Where this lead is: Warming up fast. She’s named a specific painful problem, agreed with your framing, and just admitted she doesn’t know the fix. That’s an open door, not a closed one.

Next message to send:

“Totally hear you, and the fact you’ve already tried everything tells me it’s not about willpower. The 9pm thing usually unwinds once we sort out what’s happening earlier in your day. Out of curiosity, is this something you’re actively wanting to fix right now, or more of a someday goal?”


Alternative 1 (softer):

“That makes so much sense, and you’re definitely not alone in it. There are a couple of small shifts earlier in the day that tend to make those late-night pulls way easier. Want me to share the first one?”

Alternative 2 (more direct):

“Honestly, this is exactly what I help busy moms fix. If you want, I run a free 20-minute fit call where we map out why the 9pm snacking is happening for you specifically. No pitch. Would that be useful?”


Watch for in her reply: If she says “yes, now” or asks how you work, go straight to inviting the call. If she answers “someday” or stays vague, stay in value mode, share one quick tip, and let her warm up before you ask again.

Notice the main message doesn’t pitch. It validates her, reframes the problem as solvable, and asks a single gentle question that tells you whether to invite the call next.

Why this works

Three LLM principles are doing the work here. Learn them and your prompts get sharper every time:

  1. Role priming. The opening line (“You are an expert sales conversation coach… without sounding pushy or salesy”) points the model at the right slice of its knowledge. “Write a DM reply” pulls the bland internet average, which is often the cringey hard-sell you’re trying to avoid. Naming the role and the failure mode you want to dodge steers it toward the good stuff.
  2. Specificity in, specificity out. The model reads the lead’s intent only from what you paste.
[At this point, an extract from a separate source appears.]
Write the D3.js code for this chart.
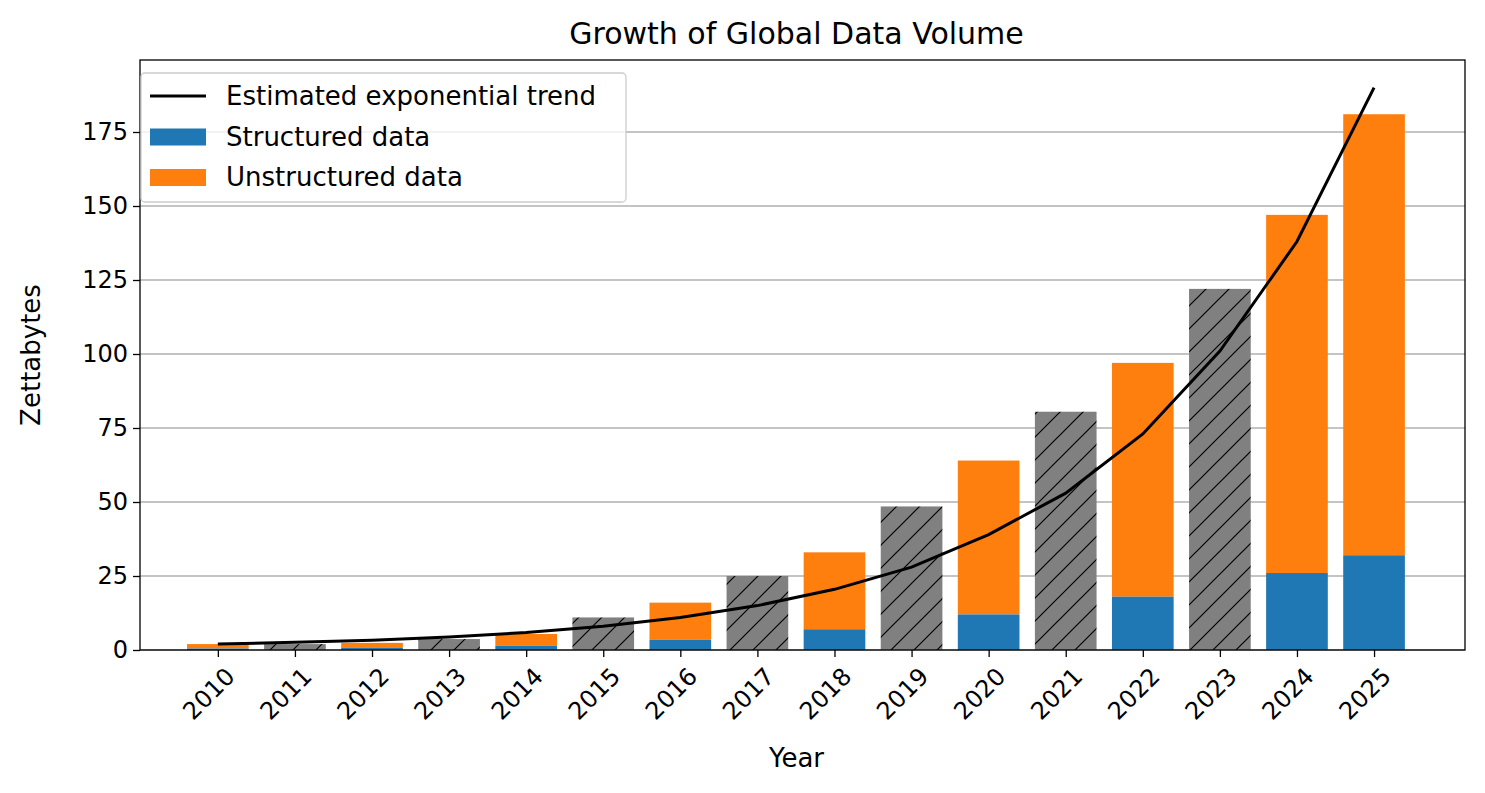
<!DOCTYPE html>
<html><head><meta charset="utf-8">
<script src="https://cdn.jsdelivr.net/npm/d3@7"></script>
<style>body{margin:0;background:#fff}text{font-family:"DejaVu Sans",sans-serif}</style>
</head><body>
<svg id="chart" width="1485" height="793"></svg>
<script>
// values
var years = [2010,2011,2012,2013,2014,2015,2016,2017,2018,2019,2020,2021,2022,2023,2024,2025];
var totals = [2,2,2.4,3.7,5.4,11,16,25,33,48.5,64,80.5,97,122,147,181];
var structured = [0.5,0,0.8,0,1.4,0,3.5,0,7,0,12,0,18,0,26,32];
var hatched = [0,1,0,1,0,1,0,1,0,1,0,1,0,1,0,0];
var trend = [2,2.6,3.3,4.4,5.9,8,11,15,20.5,28,39,53,73,101,138,190];
var yTicks = [0,25,50,75,100,125,150,175];

var svg = d3.select("#chart");
var L = 140, R = 1465, T = 60, B = 650;
var x = d3.scaleLinear().domain([2008.99, 2026.18]).range([L, R]);
var y = d3.scaleLinear().domain([0, 175]).range([B, 132]);
var bw = x(2010.4) - x(2009.6);

var defs = svg.append("defs");
var pat = defs.append("pattern").attr("id","hatch").attr("patternUnits","userSpaceOnUse")
  .attr("width",23).attr("height",23);
pat.append("rect").attr("width",23).attr("height",23).attr("fill","#808080");
pat.append("path").attr("d","M-2,25 L25,-2 M-5,5 L5,-5 M18,28 L28,18").attr("stroke","#000").attr("stroke-width",1.2);

// grid
svg.selectAll(".grid").data(yTicks).enter().append("line")
  .attr("x1",L).attr("x2",R).attr("y1",d=>y(d)).attr("y2",d=>y(d))
  .attr("stroke","#b0b0b0").attr("stroke-width",1.3);

var g = svg.append("g");
years.forEach(function(yr,i){
  if (hatched[i]) {
    g.append("rect").attr("x",x(yr)-bw/2).attr("width",bw)
      .attr("y",y(totals[i])).attr("height",B-y(totals[i])).attr("fill","url(#hatch)");
  } else {
    g.append("rect").attr("x",x(yr)-bw/2).attr("width",bw)
      .attr("y",y(totals[i])).attr("height",y(structured[i])-y(totals[i])).attr("fill","#ff7f0e");
    g.append("rect").attr("x",x(yr)-bw/2).attr("width",bw)
      .attr("y",y(structured[i])).attr("height",B-y(structured[i])).attr("fill","#1f77b4");
  }
});

svg.append("path").datum(years.map((yr,i)=>[yr,trend[i]]))
  .attr("d", d3.line().x(d=>x(d[0])).y(d=>y(d[1])))
  .attr("fill","none").attr("stroke","#000").attr("stroke-width",3);

// frame
svg.append("rect").attr("x",L).attr("y",T).attr("width",R-L).attr("height",B-T)
  .attr("fill","none").attr("stroke","#000").attr("stroke-width",1.3);

// axes
var xa = svg.append("g").attr("transform","translate(0,"+B+")")
  .call(d3.axisBottom(x).tickValues(years).tickFormat(d3.format("d")).tickSize(7));
xa.select(".domain").remove();
xa.selectAll("text").style("font-size","24px").attr("fill","#000")
  .attr("text-anchor","end").attr("y",0).attr("dy","0.35em")
  .attr("transform","translate(12,22) rotate(-45)");
xa.selectAll("line").attr("stroke-width",1.3);
var ya = svg.append("g").attr("transform","translate("+L+",0)")
  .call(d3.axisLeft(y).tickValues(yTicks).tickSize(7).tickPadding(5));
ya.select(".domain").remove();
ya.selectAll("text").style("font-size","24px").attr("fill","#000");
ya.selectAll("line").attr("stroke-width",1.3);

svg.append("text").attr("x",(L+R)/2+(-6)).attr("y",44).attr("text-anchor","middle").style("font-size","30px").text("Growth of Global Data Volume");
svg.append("text").attr("x",(L+R)/2-6).attr("y",767).attr("text-anchor","middle").style("font-size","26px").text("Year");
svg.append("text").attr("transform","translate(40,"+(T+B)/2+") rotate(-90)").attr("text-anchor","middle").style("font-size","26px").text("Zettabytes");

// legend
var lg = svg.append("g");
lg.append("rect").attr("x",141).attr("y",73).attr("width",485).attr("height",129).attr("rx",4)
  .attr("fill","#fff").attr("fill-opacity",0.8).attr("stroke","#ccc").attr("stroke-width",1.3);
var items = [["line","#000","Estimated exponential trend"],["rect","#1f77b4","Structured data"],["rect","#ff7f0e","Unstructured data"]];
items.forEach(function(it,i){
  var cy = 96 + i*40.5;
  if (it[0]==="line") lg.append("line").attr("x1",150).attr("x2",206).attr("y1",cy).attr("y2",cy).attr("stroke",it[1]).attr("stroke-width",3);
  else lg.append("rect").attr("x",150).attr("y",cy-8).attr("width",56).attr("height",17).attr("fill",it[1]);
  lg.append("text").attr("x",226).attr("y",cy).attr("dy","0.35em").style("font-size","26px").text(it[2]);
});
</script>
</body></html>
Give it the real thread and it can reference her exact words (“the 9pm pantry pull”) and gauge how warm she is. Summarize the conversation in your own words and you get a generic reply. The {{CONVERSATION}} field is the cap on output quality.
  3. Constraints are quality control. Each rule kills a specific failure mode. “Under 80 words” stops the essay-length DM. “One question or one soft invitation, never both stacked” stops the overwhelming wall of asks. “Do not invent details” and “do not promise results” keep you honest and on-brand. And the “ask up to 3 clarifying questions first” line lets the model fill gaps by asking instead of guessing, which is the single biggest fix for generic AI output.

Do this now

  1. Open a real DM conversation that stalled and copy the thread.
  2. Paste the prompt above into ChatGPT or Claude and fill in the five variables.
  3. Send it. If it asks clarifying questions, answer them honestly.
  4. Pick the version that sounds most like you, tweak one or two words, and send it today.

Pro tips

  • Paste the raw messages. Don’t clean up or summarize the thread. The model reads tone and intent from the actual words, including the typos and the emoji.
  • Use the “where this lead is” line. That one-line read is the most valuable output. It stops you from pitching someone who’s still just curious, and from stalling on someone who’s ready.
  • Run it again after their reply. Add their new message to {{CONVERSATION}} and re-run. You’re building a back-and-forth, one good message at a time.
  • Save the messages that get replies. Within a few weeks you’ll have a swipe file of openers and invitations that work for your specific audience.